Write out again exactly the lines from the one containing "What Chart.js code" through the one containing "const FONT = 'DejaVu Sans';", both included, and omit the pictures.

***** Provided records *****

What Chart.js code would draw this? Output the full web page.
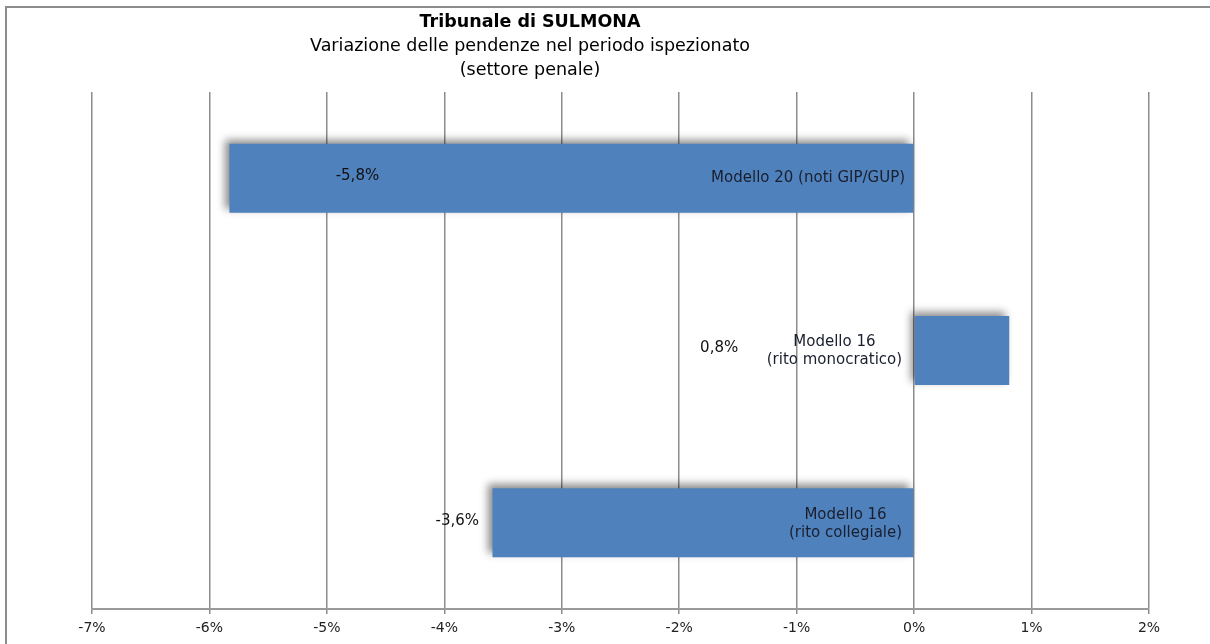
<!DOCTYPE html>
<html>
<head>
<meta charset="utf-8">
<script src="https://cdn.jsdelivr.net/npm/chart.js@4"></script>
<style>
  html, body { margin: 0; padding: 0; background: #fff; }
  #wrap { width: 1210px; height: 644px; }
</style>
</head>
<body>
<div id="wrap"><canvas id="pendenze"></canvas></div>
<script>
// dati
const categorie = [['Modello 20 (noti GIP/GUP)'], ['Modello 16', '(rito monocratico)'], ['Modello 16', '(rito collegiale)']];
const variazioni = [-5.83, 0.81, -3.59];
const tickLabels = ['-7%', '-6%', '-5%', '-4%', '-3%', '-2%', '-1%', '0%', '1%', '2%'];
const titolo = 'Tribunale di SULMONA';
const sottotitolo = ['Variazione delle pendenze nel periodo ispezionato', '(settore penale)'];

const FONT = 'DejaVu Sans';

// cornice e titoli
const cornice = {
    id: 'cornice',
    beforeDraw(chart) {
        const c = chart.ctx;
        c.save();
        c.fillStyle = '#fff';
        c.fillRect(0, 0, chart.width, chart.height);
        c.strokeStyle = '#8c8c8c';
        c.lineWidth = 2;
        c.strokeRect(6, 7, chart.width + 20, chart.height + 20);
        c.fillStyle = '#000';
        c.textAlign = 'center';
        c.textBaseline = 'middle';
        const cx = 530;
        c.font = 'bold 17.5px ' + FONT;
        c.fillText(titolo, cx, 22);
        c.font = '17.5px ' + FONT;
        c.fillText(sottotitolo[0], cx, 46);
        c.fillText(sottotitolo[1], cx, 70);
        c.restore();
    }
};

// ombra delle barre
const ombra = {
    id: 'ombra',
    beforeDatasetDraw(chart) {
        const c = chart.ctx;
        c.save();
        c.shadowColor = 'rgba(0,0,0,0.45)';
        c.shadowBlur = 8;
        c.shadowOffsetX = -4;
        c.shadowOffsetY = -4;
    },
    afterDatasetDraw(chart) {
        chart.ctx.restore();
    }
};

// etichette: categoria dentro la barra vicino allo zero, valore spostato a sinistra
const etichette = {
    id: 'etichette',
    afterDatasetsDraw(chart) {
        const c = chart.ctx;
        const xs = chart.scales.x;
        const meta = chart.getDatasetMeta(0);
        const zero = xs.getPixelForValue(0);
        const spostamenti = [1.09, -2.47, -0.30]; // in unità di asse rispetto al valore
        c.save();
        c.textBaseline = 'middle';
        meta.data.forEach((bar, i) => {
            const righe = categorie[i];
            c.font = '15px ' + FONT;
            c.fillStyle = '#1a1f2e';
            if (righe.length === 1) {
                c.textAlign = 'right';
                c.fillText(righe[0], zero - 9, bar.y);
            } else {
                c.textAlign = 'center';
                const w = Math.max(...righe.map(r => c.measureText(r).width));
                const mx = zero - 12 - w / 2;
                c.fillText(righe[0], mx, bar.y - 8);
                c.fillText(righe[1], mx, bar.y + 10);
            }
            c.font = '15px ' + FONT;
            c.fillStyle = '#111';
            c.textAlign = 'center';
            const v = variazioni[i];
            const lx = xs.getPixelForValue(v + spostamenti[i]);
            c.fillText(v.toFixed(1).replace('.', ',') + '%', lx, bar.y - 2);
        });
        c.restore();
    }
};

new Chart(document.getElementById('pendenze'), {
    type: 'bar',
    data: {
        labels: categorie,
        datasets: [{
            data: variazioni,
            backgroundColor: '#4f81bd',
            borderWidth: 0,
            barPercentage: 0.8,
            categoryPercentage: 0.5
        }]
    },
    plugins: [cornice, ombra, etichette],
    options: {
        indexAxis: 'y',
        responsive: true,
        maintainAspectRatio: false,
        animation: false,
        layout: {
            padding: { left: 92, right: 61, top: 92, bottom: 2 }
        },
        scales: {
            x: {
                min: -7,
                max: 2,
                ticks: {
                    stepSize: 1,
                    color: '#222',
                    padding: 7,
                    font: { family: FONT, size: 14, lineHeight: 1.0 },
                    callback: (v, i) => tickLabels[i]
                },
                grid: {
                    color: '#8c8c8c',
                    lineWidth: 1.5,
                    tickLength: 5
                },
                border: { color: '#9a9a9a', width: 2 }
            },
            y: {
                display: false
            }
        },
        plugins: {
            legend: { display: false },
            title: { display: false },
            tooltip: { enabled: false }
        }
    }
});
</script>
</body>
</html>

*****
***** Provided records *****

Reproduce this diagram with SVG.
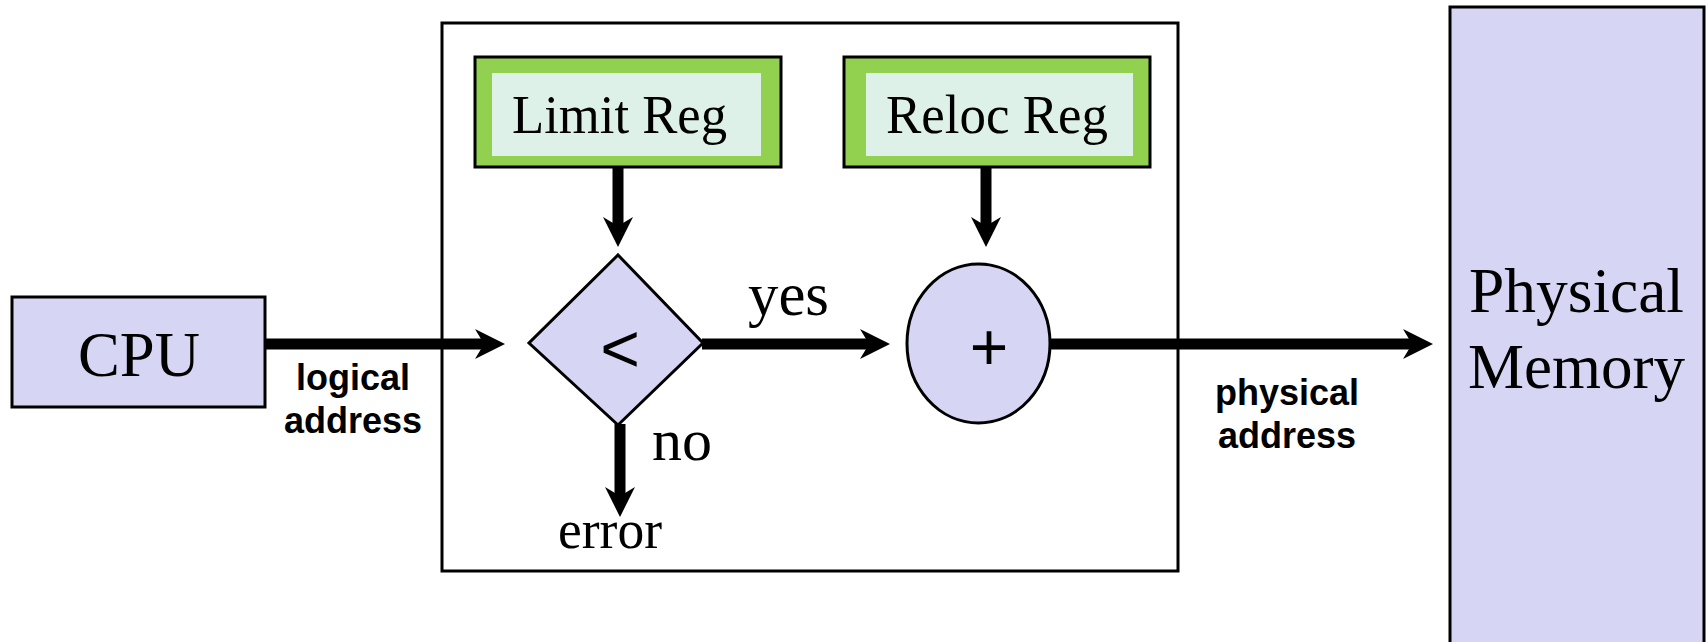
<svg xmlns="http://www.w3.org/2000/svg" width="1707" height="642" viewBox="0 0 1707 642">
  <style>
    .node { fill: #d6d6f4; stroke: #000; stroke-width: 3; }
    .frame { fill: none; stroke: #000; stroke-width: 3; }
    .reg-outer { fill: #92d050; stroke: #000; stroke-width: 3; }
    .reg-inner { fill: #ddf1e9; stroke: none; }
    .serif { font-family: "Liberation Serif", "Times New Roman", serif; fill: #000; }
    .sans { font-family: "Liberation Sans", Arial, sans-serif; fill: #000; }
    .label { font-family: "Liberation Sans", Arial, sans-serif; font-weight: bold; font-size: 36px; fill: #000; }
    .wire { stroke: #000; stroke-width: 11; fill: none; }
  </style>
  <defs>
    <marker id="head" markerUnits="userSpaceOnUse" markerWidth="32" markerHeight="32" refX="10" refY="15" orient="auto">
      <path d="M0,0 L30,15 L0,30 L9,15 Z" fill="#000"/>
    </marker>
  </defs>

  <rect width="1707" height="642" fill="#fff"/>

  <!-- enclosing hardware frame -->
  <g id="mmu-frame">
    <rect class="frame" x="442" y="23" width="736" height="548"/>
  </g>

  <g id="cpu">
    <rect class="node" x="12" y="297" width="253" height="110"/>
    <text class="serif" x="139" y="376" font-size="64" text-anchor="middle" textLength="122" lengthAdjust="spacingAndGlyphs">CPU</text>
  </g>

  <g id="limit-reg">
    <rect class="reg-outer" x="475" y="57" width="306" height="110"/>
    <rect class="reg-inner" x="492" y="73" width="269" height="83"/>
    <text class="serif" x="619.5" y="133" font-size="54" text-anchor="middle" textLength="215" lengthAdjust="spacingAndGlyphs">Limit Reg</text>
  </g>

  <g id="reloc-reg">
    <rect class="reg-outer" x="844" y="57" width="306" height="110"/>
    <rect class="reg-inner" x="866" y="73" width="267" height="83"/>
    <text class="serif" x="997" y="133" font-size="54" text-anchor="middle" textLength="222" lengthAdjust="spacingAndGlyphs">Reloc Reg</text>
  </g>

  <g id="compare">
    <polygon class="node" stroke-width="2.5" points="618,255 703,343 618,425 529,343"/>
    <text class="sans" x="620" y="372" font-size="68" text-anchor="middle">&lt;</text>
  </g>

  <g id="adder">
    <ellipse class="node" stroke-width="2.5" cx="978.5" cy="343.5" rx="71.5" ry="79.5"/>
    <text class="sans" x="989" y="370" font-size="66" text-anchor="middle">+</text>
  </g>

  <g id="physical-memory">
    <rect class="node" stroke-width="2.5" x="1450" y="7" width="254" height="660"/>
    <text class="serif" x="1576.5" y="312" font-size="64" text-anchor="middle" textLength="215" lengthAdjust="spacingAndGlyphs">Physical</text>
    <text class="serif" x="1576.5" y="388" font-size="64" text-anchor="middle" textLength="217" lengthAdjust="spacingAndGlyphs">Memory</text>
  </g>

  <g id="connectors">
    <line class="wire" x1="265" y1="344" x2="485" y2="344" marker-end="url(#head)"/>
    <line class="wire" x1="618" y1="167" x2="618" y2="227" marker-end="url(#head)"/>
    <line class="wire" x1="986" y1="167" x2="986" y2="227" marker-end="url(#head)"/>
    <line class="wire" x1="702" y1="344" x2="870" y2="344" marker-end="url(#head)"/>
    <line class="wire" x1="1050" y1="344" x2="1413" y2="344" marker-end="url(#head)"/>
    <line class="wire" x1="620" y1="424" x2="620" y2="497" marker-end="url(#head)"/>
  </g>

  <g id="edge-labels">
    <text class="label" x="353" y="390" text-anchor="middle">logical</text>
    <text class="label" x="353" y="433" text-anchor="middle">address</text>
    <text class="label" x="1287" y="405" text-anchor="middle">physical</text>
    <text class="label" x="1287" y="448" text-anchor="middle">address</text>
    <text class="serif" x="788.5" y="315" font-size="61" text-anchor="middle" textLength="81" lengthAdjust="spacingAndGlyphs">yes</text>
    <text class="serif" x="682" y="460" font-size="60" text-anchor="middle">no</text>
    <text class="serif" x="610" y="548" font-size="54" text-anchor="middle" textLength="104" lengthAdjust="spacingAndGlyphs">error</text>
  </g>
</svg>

*****
***** Provided records *****

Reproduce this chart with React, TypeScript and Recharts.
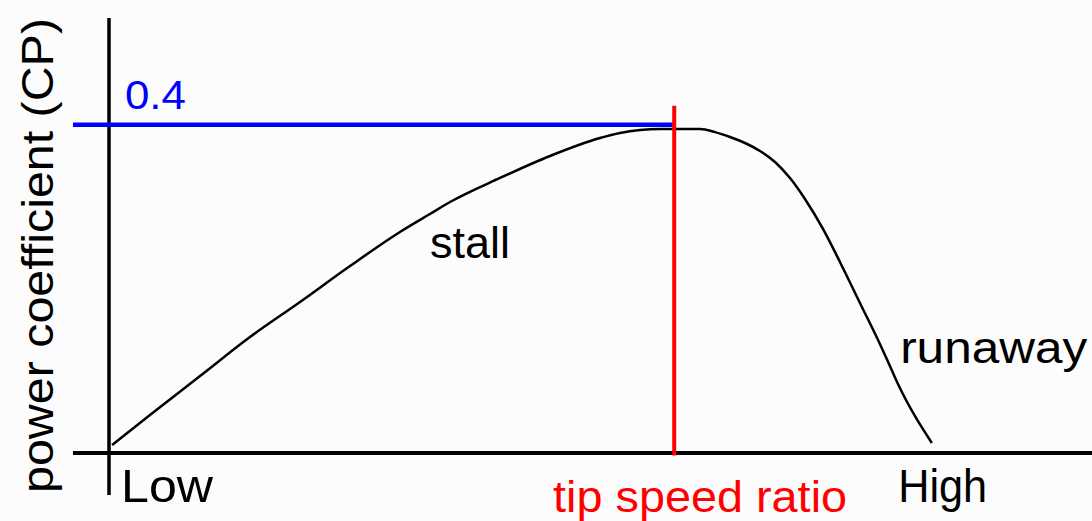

*****

**Answer:**
What Chart.js code would draw this? Output the full web page.
<!DOCTYPE html>
<html>
<head>
<meta charset="utf-8">
<script src="https://cdn.jsdelivr.net/npm/chart.js@4"></script>
<style>
  html, body { margin: 0; padding: 0; background: #fff; }
  #wrap { width: 1210px; height: 644px; }
</style>
</head>
<body>
<div id="wrap"><canvas id="pendenze"></canvas></div>
<script>
// dati
const categorie = [['Modello 20 (noti GIP/GUP)'], ['Modello 16', '(rito monocratico)'], ['Modello 16', '(rito collegiale)']];
const variazioni = [-5.83, 0.81, -3.59];
const tickLabels = ['-7%', '-6%', '-5%', '-4%', '-3%', '-2%', '-1%', '0%', '1%', '2%'];
const titolo = 'Tribunale di SULMONA';
const sottotitolo = ['Variazione delle pendenze nel periodo ispezionato', '(settore penale)'];

const FONT = 'DejaVu Sans';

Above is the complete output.